2025-07-24
US-Japan Tariff Overhaul: A New Era in Bilateral Trade with a Market-Catalyzing 15% Rate
In July 2025, the US and Japan reached a pivotal tariff agreement, reducing tariffs on Japanese exports to the US from the previously threatened 25% down to 15%. This significant drop is not only below prior market expectations but also marks the lowest rates in recent years, pushing the Nikkei Index toward a new high of 41,000 and indicating positive market sentiment surrounding the deal.
This US-Japan tariff agreement covers multiple key aspects, with wide-ranging industry effects and notable data points:
Auto import tariffs: Tariffs on Japanese automobiles and parts exported to the US will drop from 25% to 15%, directly benefiting brands like Toyota, Subaru, and Mazda.
Japanese investment in the US: Japan pledges to invest $550 billion USD in America's semiconductor, energy, and critical minerals sectors, with the US expecting a 90% profit share.
US market access: Japan will further open its auto, truck, rice, and agricultural product markets, deepening bilateral economic cooperation.
Other details: The agreement mandates $8 billion USD worth of US goods purchases by Japan, including aircraft, LNG, fertilizers, and more.

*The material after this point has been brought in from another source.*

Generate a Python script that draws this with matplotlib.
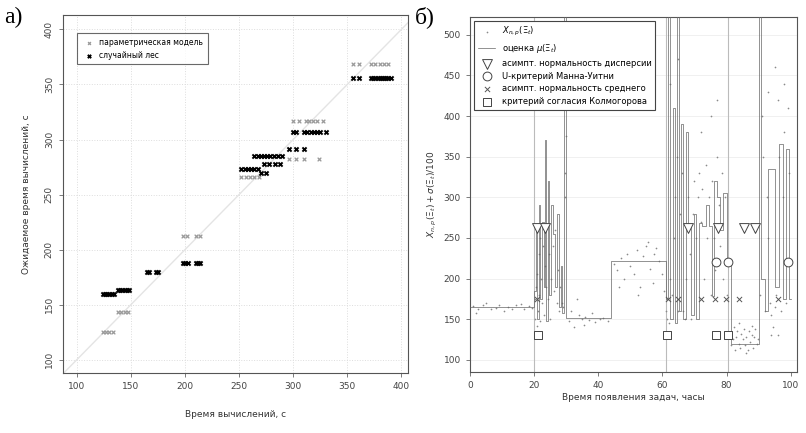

International comparison: Vietnam and the Philippines are facing tariffs of 20% and 19% respectively, with Taiwanese scholars projecting a potential 15-20% range for any Taiwan-US future deals.
This US-Japan tariff pact establishes a new reference rate for major global economic negotiations. The 15% tariff, though higher than the former 10%, is much lower than the threatened 25%, effectively avoiding severe global trade disruption. Both Japanese equities and the S&P 500 responded positively, and key sectors gained momentum. Moving forward, countries such as Korea, Taiwan, and the EU are expected to base future negotiations with the US around the new 15% standard, continuously influencing global supply chains and investment trends. While Japan is forecast to see a slight short- to medium-term GDP dip, the $550 billion investment promises to boost US tech and energy infrastructure, providing significant impetus for both economies.